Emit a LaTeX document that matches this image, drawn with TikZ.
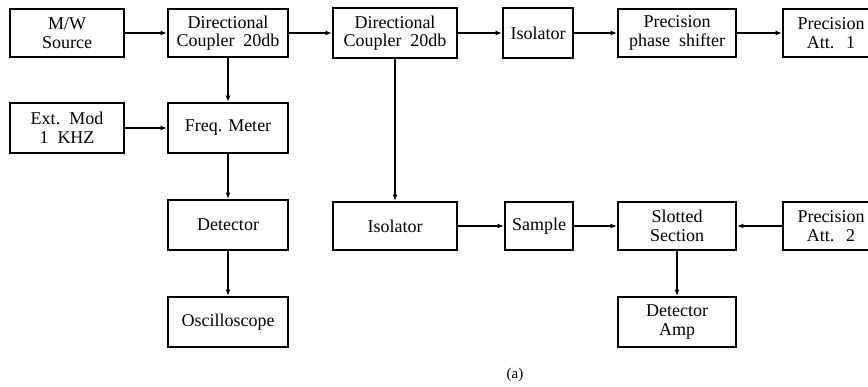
\documentclass[tikz,border=0pt]{standalone}
\usepackage{fontspec}
\setmainfont{Liberation Serif}
\usetikzlibrary{arrows.meta}
\begin{document}
\begin{tikzpicture}[x=1pt,y=-1pt,
  blk/.style={draw,line width=1.9pt,rectangle,inner sep=0pt,align=center,
    font=\fontsize{18}{18.5}\selectfont},
  conn/.style={line width=1.6pt,-{Latex[length=6.5pt,width=5pt]}}]
\useasboundingbox (0,0) rectangle (868,387);
\begin{scope}
\clip (0,0) rectangle (868,387);
\node[blk,minimum width=114pt,minimum height=48pt] (src) at (67,33) {M/W\\Source};
\node[blk,minimum width=120pt,minimum height=48pt] (dc1) at (228,33) {Directional\\Coupler\ \ 20db};
\node[blk,minimum width=124pt,minimum height=50pt] (dc2) at (395,33) {Directional\\Coupler\ \ 20db};
\node[blk,minimum width=70pt,minimum height=50pt] (iso1) at (538,33) {Isolator};
\node[blk,minimum width=118pt,minimum height=48pt] (phs) at (677,33) {Precision\\phase\ \ shifter};
\node[blk,minimum width=96pt,minimum height=48pt,text width=85pt] (att1) at (831,33) {Precision\\Att.\ \ 1};
\node[blk,minimum width=114pt,minimum height=50pt] (ext) at (67,128) {Ext.\ \ Mod\\1\ \ KHZ};
\node[blk,minimum width=120pt,minimum height=50pt] (freq) at (228,128) {Freq. Meter};
\node[blk,minimum width=120pt,minimum height=50pt] (det) at (228,225) {Detector};
\node[blk,minimum width=124pt,minimum height=48pt] (iso2) at (395,226) {Isolator};
\node[blk,minimum width=68pt,minimum height=48pt] (smp) at (539,226) {Sample};
\node[blk,minimum width=118pt,minimum height=48pt] (slot) at (677,226) {Slotted\\Section};
\node[blk,minimum width=96pt,minimum height=48pt,text width=85pt] (att2) at (831,226) {Precision\\Att.\ \ 2};
\node[blk,minimum width=120pt,minimum height=50pt] (osc) at (228,322) {Oscilloscope};
\node[blk,minimum width=118pt,minimum height=50pt] (damp) at (677,322) {Detector\\Amp};
\node[font=\fontsize{15}{16}\selectfont] (lab) at (515,375) {(a)};
\end{scope}
\draw[conn] (src.east) -- (dc1.west);
\draw[conn] (dc1.east) -- (dc1.east -| dc2.west);
\draw[conn] (dc2.east |- iso1.west) -- (iso1.west);
\draw[conn] (iso1.east) -- (iso1.east -| phs.west);
\draw[conn] (phs.east) -- (phs.east -| att1.west);
\draw[conn] (dc1.south) -- (freq.north);
\draw[conn] (ext.east) -- (ext.east -| freq.west);
\draw[conn] (freq.south) -- (det.north);
\draw[conn] (det.south) -- (det.south |- osc.north);
\draw[conn] (dc2.south) -- (iso2.north);
\draw[conn] (iso2.east) -- (smp.west);
\draw[conn] (smp.east) -- (slot.west);
\draw[conn] (att2.west) -- (att2.west -| slot.east);
\draw[conn] (slot.south) -- (damp.north);
\end{tikzpicture}
\end{document}
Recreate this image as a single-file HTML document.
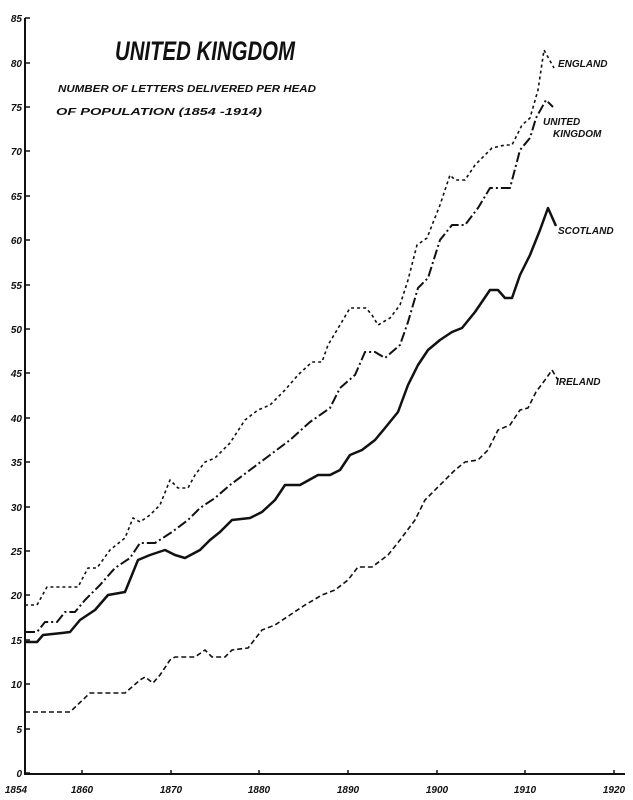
<!DOCTYPE html>
<html><head><meta charset="utf-8"><style>
html,body{margin:0;padding:0;background:#fff;}
svg{display:block;}
text{font-family:"Liberation Sans",sans-serif;font-weight:bold;font-style:italic;fill:#111;}
</style></head><body>
<svg width="633" height="800" viewBox="0 0 633 800" xmlns="http://www.w3.org/2000/svg">
<rect width="633" height="800" fill="#fff"/>
<g stroke="#111" stroke-width="2" fill="none">
<line x1="25" y1="18" x2="25" y2="775"/>
<line x1="24" y1="774" x2="625" y2="774"/>
<g stroke-width="1.5">
<path d="M25 773h5M25 729h5M25 684h5M25 640h5M25 595h5M25 551h5M25 507h5M25 462h5M25 418h5M25 373h5M25 329h5M25 285h5M25 240h5M25 196h5M25 151h5M25 107h5M25 63h5M25 18h5"/>
<path d="M82 774v-4M171 774v-4M259 774v-4M348 774v-4M437 774v-4M525 774v-4M614 774v-4"/>
</g>
</g>
<g font-size="10" text-anchor="end">
<text x="22" y="777">0</text><text x="22" y="733">5</text><text x="22" y="688">10</text><text x="22" y="644">15</text><text x="22" y="599">20</text><text x="22" y="555">25</text><text x="22" y="511">30</text><text x="22" y="466">35</text><text x="22" y="422">40</text><text x="22" y="377">45</text><text x="22" y="333">50</text><text x="22" y="289">55</text><text x="22" y="244">60</text><text x="22" y="200">65</text><text x="22" y="155">70</text><text x="22" y="111">75</text><text x="22" y="67">80</text><text x="22" y="22">85</text>
</g>
<g font-size="10" text-anchor="middle">
<text x="16" y="793">1854</text><text x="82" y="793">1860</text><text x="171" y="793">1870</text><text x="259" y="793">1880</text><text x="348" y="793">1890</text><text x="437" y="793">1900</text><text x="525" y="793">1910</text><text x="614" y="793">1920</text>
</g>
<text x="115" y="60" font-size="27" font-style="normal" textLength="180" lengthAdjust="spacingAndGlyphs">UNITED KINGDOM</text>
<text x="58" y="92" font-size="10.5" textLength="258" lengthAdjust="spacingAndGlyphs">NUMBER OF LETTERS DELIVERED PER HEAD</text>
<text x="56" y="115" font-size="10.5" textLength="206" lengthAdjust="spacingAndGlyphs">OF POPULATION (1854 -1914)</text>
<text x="558" y="67" font-size="10">ENGLAND</text>
<text x="543" y="125" font-size="10">UNITED</text>
<text x="553" y="137" font-size="10">KINGDOM</text>
<text x="558" y="234" font-size="10">SCOTLAND</text>
<text x="556" y="385" font-size="10">IRELAND</text>
<g fill="none" stroke="#111" stroke-linejoin="round">
<polyline stroke-width="1.6" stroke-dasharray="3,3" points="25,605 37,605 47,587 78,587 88,568 97,568 110,550 125,538 133,518 140,522 150,515 160,505 170,480 178,488 188,488 195,475 205,462 215,458 230,443 245,420 258,410 270,405 285,390 298,375 312,362 322,362 328,345 340,325 350,308 366,308 372,315 378,325 390,318 400,305 408,280 417,245 427,238 440,205 450,175 455,180 465,180 475,165 492,148 505,145 512,145 522,125 530,118 538,90 544,50 554,68"/>
<polyline stroke-width="2" stroke-dasharray="10,3,2,3" points="25,632 37,632 45,622 57,622 65,612 75,612 85,600 100,585 115,568 130,558 140,543 155,543 172,532 188,520 200,508 215,498 230,485 250,470 270,455 290,440 310,422 330,408 340,388 355,375 365,352 375,352 385,358 400,345 408,322 418,288 428,278 440,240 452,225 465,225 478,208 490,188 498,188 510,188 520,150 530,138 536,118 546,100 553,107"/>
<polyline stroke-width="2.5" points="25,642 37,642 43,635 62,633 70,632 80,620 95,610 108,595 125,592 138,560 150,555 165,550 175,555 185,558 200,550 210,540 220,532 232,520 250,518 262,512 275,500 285,485 300,485 318,475 330,475 340,470 350,455 362,450 375,440 385,428 398,412 408,385 418,365 428,350 440,340 452,332 462,328 475,312 490,290 498,290 505,298 512,298 520,275 530,255 540,230 548,208 556,226"/>
<polyline stroke-width="1.6" stroke-dasharray="5,3" points="25,712 70,712 90,693 125,693 140,680 145,677 153,683 160,675 170,660 175,657 195,657 205,650 212,657 225,657 232,650 248,648 262,630 275,625 290,615 305,605 322,595 335,590 348,580 358,567 372,567 388,555 400,540 415,520 425,500 440,485 455,470 465,462 478,460 488,450 498,430 510,425 520,410 528,408 536,392 545,380 552,370 558,380"/>
</g>
</svg>
</body></html>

REQUEST: Exactly reproduce each record, leaving out any pictures.

RESPONSE:
Emit a LaTeX document that matches this image, drawn with TikZ.
\documentclass[tikz,border=0pt]{standalone}
\usepackage{fontspec}
\setmainfont{Liberation Serif}
\usetikzlibrary{arrows.meta}
\begin{document}
\begin{tikzpicture}[x=1pt,y=-1pt,
  blk/.style={draw,line width=1.9pt,rectangle,inner sep=0pt,align=center,
    font=\fontsize{18}{18.5}\selectfont},
  conn/.style={line width=1.6pt,-{Latex[length=6.5pt,width=5pt]}}]
\useasboundingbox (0,0) rectangle (868,387);
\begin{scope}
\clip (0,0) rectangle (868,387);
\node[blk,minimum width=114pt,minimum height=48pt] (src) at (67,33) {M/W\\Source};
\node[blk,minimum width=120pt,minimum height=48pt] (dc1) at (228,33) {Directional\\Coupler\ \ 20db};
\node[blk,minimum width=124pt,minimum height=50pt] (dc2) at (395,33) {Directional\\Coupler\ \ 20db};
\node[blk,minimum width=70pt,minimum height=50pt] (iso1) at (538,33) {Isolator};
\node[blk,minimum width=118pt,minimum height=48pt] (phs) at (677,33) {Precision\\phase\ \ shifter};
\node[blk,minimum width=96pt,minimum height=48pt,text width=85pt] (att1) at (831,33) {Precision\\Att.\ \ 1};
\node[blk,minimum width=114pt,minimum height=50pt] (ext) at (67,128) {Ext.\ \ Mod\\1\ \ KHZ};
\node[blk,minimum width=120pt,minimum height=50pt] (freq) at (228,128) {Freq. Meter};
\node[blk,minimum width=120pt,minimum height=50pt] (det) at (228,225) {Detector};
\node[blk,minimum width=124pt,minimum height=48pt] (iso2) at (395,226) {Isolator};
\node[blk,minimum width=68pt,minimum height=48pt] (smp) at (539,226) {Sample};
\node[blk,minimum width=118pt,minimum height=48pt] (slot) at (677,226) {Slotted\\Section};
\node[blk,minimum width=96pt,minimum height=48pt,text width=85pt] (att2) at (831,226) {Precision\\Att.\ \ 2};
\node[blk,minimum width=120pt,minimum height=50pt] (osc) at (228,322) {Oscilloscope};
\node[blk,minimum width=118pt,minimum height=50pt] (damp) at (677,322) {Detector\\Amp};
\node[font=\fontsize{15}{16}\selectfont] (lab) at (515,375) {(a)};
\end{scope}
\draw[conn] (src.east) -- (dc1.west);
\draw[conn] (dc1.east) -- (dc1.east -| dc2.west);
\draw[conn] (dc2.east |- iso1.west) -- (iso1.west);
\draw[conn] (iso1.east) -- (iso1.east -| phs.west);
\draw[conn] (phs.east) -- (phs.east -| att1.west);
\draw[conn] (dc1.south) -- (freq.north);
\draw[conn] (ext.east) -- (ext.east -| freq.west);
\draw[conn] (freq.south) -- (det.north);
\draw[conn] (det.south) -- (det.south |- osc.north);
\draw[conn] (dc2.south) -- (iso2.north);
\draw[conn] (iso2.east) -- (smp.west);
\draw[conn] (smp.east) -- (slot.west);
\draw[conn] (att2.west) -- (att2.west -| slot.east);
\draw[conn] (slot.south) -- (damp.north);
\end{tikzpicture}
\end{document}
Recreate this image as a single-file HTML document.
<!DOCTYPE html>
<html><head><meta charset="utf-8"><style>
html,body{margin:0;padding:0;background:#fff;}
svg{display:block;}
text{font-family:"Liberation Sans",sans-serif;font-weight:bold;font-style:italic;fill:#111;}
</style></head><body>
<svg width="633" height="800" viewBox="0 0 633 800" xmlns="http://www.w3.org/2000/svg">
<rect width="633" height="800" fill="#fff"/>
<g stroke="#111" stroke-width="2" fill="none">
<line x1="25" y1="18" x2="25" y2="775"/>
<line x1="24" y1="774" x2="625" y2="774"/>
<g stroke-width="1.5">
<path d="M25 773h5M25 729h5M25 684h5M25 640h5M25 595h5M25 551h5M25 507h5M25 462h5M25 418h5M25 373h5M25 329h5M25 285h5M25 240h5M25 196h5M25 151h5M25 107h5M25 63h5M25 18h5"/>
<path d="M82 774v-4M171 774v-4M259 774v-4M348 774v-4M437 774v-4M525 774v-4M614 774v-4"/>
</g>
</g>
<g font-size="10" text-anchor="end">
<text x="22" y="777">0</text><text x="22" y="733">5</text><text x="22" y="688">10</text><text x="22" y="644">15</text><text x="22" y="599">20</text><text x="22" y="555">25</text><text x="22" y="511">30</text><text x="22" y="466">35</text><text x="22" y="422">40</text><text x="22" y="377">45</text><text x="22" y="333">50</text><text x="22" y="289">55</text><text x="22" y="244">60</text><text x="22" y="200">65</text><text x="22" y="155">70</text><text x="22" y="111">75</text><text x="22" y="67">80</text><text x="22" y="22">85</text>
</g>
<g font-size="10" text-anchor="middle">
<text x="16" y="793">1854</text><text x="82" y="793">1860</text><text x="171" y="793">1870</text><text x="259" y="793">1880</text><text x="348" y="793">1890</text><text x="437" y="793">1900</text><text x="525" y="793">1910</text><text x="614" y="793">1920</text>
</g>
<text x="115" y="60" font-size="27" font-style="normal" textLength="180" lengthAdjust="spacingAndGlyphs">UNITED KINGDOM</text>
<text x="58" y="92" font-size="10.5" textLength="258" lengthAdjust="spacingAndGlyphs">NUMBER OF LETTERS DELIVERED PER HEAD</text>
<text x="56" y="115" font-size="10.5" textLength="206" lengthAdjust="spacingAndGlyphs">OF POPULATION (1854 -1914)</text>
<text x="558" y="67" font-size="10">ENGLAND</text>
<text x="543" y="125" font-size="10">UNITED</text>
<text x="553" y="137" font-size="10">KINGDOM</text>
<text x="558" y="234" font-size="10">SCOTLAND</text>
<text x="556" y="385" font-size="10">IRELAND</text>
<g fill="none" stroke="#111" stroke-linejoin="round">
<polyline stroke-width="1.6" stroke-dasharray="3,3" points="25,605 37,605 47,587 78,587 88,568 97,568 110,550 125,538 133,518 140,522 150,515 160,505 170,480 178,488 188,488 195,475 205,462 215,458 230,443 245,420 258,410 270,405 285,390 298,375 312,362 322,362 328,345 340,325 350,308 366,308 372,315 378,325 390,318 400,305 408,280 417,245 427,238 440,205 450,175 455,180 465,180 475,165 492,148 505,145 512,145 522,125 530,118 538,90 544,50 554,68"/>
<polyline stroke-width="2" stroke-dasharray="10,3,2,3" points="25,632 37,632 45,622 57,622 65,612 75,612 85,600 100,585 115,568 130,558 140,543 155,543 172,532 188,520 200,508 215,498 230,485 250,470 270,455 290,440 310,422 330,408 340,388 355,375 365,352 375,352 385,358 400,345 408,322 418,288 428,278 440,240 452,225 465,225 478,208 490,188 498,188 510,188 520,150 530,138 536,118 546,100 553,107"/>
<polyline stroke-width="2.5" points="25,642 37,642 43,635 62,633 70,632 80,620 95,610 108,595 125,592 138,560 150,555 165,550 175,555 185,558 200,550 210,540 220,532 232,520 250,518 262,512 275,500 285,485 300,485 318,475 330,475 340,470 350,455 362,450 375,440 385,428 398,412 408,385 418,365 428,350 440,340 452,332 462,328 475,312 490,290 498,290 505,298 512,298 520,275 530,255 540,230 548,208 556,226"/>
<polyline stroke-width="1.6" stroke-dasharray="5,3" points="25,712 70,712 90,693 125,693 140,680 145,677 153,683 160,675 170,660 175,657 195,657 205,650 212,657 225,657 232,650 248,648 262,630 275,625 290,615 305,605 322,595 335,590 348,580 358,567 372,567 388,555 400,540 415,520 425,500 440,485 455,470 465,462 478,460 488,450 498,430 510,425 520,410 528,408 536,392 545,380 552,370 558,380"/>
</g>
</svg>
</body></html>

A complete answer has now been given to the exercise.